GIVEN PROBLEM: Skipping all pictures, set down the lines of the listing from the first through the one with "import * as".

INFORMATION SUPPLIED:
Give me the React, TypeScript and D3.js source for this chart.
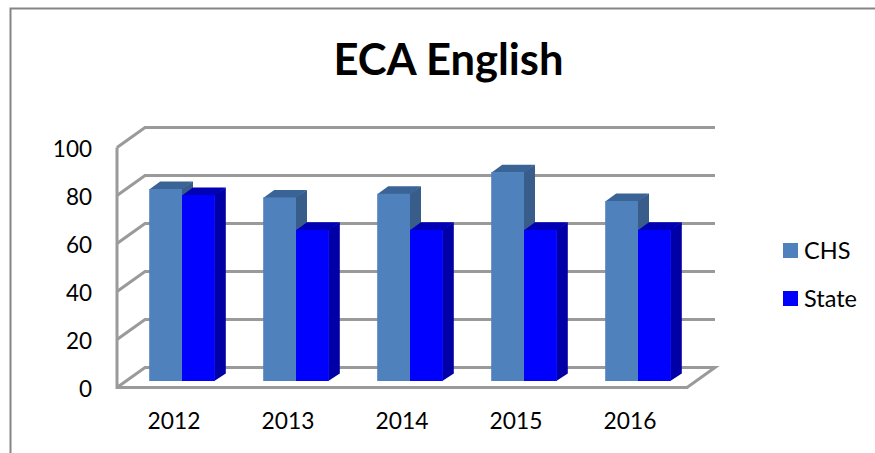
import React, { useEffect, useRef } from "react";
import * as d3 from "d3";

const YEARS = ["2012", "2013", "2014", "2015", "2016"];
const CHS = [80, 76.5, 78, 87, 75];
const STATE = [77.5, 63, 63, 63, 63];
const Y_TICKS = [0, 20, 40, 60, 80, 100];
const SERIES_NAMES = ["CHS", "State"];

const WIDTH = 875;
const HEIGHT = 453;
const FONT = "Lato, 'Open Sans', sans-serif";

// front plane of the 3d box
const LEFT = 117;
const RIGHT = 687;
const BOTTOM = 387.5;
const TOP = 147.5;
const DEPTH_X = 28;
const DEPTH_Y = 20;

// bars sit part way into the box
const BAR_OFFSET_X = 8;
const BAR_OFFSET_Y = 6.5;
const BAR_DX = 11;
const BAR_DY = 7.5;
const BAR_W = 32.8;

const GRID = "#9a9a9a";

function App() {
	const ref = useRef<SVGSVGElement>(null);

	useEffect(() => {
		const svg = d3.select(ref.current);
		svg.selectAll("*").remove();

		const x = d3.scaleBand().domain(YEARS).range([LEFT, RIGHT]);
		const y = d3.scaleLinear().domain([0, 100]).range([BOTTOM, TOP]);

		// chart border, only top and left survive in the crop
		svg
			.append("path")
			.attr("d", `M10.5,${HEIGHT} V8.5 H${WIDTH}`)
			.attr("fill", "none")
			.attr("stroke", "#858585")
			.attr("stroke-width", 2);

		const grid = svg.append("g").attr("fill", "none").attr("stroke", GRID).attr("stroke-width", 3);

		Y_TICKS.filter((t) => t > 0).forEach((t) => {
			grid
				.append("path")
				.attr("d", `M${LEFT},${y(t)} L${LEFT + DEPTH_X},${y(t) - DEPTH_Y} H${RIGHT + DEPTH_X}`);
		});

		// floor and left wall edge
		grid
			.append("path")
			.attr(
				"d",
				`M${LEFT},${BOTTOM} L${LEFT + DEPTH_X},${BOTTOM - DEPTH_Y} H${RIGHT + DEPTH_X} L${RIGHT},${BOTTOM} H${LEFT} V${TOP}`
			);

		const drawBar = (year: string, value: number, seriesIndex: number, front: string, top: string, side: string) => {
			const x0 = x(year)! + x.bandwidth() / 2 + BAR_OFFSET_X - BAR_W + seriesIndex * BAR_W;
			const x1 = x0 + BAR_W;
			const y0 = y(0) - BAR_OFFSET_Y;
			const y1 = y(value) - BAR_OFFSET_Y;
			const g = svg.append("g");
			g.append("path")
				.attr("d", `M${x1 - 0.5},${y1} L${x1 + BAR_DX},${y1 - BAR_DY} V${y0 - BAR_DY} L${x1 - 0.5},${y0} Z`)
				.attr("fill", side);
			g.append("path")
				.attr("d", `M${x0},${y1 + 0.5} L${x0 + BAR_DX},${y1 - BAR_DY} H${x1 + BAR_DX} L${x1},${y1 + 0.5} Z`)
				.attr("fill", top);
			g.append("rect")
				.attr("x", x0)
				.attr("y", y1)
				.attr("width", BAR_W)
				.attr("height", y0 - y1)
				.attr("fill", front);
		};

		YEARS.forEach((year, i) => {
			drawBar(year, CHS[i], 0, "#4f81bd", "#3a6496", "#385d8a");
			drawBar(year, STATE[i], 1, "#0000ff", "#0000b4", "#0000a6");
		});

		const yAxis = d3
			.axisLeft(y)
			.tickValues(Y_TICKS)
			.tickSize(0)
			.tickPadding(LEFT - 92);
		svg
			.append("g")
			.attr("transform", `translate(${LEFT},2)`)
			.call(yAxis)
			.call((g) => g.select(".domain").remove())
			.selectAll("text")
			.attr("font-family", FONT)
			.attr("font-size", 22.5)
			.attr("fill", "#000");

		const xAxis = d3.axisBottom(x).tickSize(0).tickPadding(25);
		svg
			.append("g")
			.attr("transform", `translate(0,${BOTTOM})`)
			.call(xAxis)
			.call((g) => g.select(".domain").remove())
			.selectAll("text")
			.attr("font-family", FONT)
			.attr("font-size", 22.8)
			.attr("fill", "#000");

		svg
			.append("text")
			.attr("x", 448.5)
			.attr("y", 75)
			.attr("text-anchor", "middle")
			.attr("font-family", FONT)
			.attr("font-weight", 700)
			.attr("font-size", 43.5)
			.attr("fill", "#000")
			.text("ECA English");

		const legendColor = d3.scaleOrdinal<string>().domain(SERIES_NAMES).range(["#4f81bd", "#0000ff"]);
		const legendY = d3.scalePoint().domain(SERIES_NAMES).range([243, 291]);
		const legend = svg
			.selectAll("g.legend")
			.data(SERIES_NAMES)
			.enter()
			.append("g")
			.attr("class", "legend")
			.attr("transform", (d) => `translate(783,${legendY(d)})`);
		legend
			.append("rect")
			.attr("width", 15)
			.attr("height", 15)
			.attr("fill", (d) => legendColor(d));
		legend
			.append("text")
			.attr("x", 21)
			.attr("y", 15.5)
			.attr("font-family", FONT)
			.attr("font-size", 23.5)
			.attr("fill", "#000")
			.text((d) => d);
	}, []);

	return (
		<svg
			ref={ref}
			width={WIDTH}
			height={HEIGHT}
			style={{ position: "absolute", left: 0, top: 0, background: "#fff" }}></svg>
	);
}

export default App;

RESULT:
Give me the React, TypeScript and D3.js source for this chart.
import React, { useEffect, useRef } from "react";
import * as d3 from "d3";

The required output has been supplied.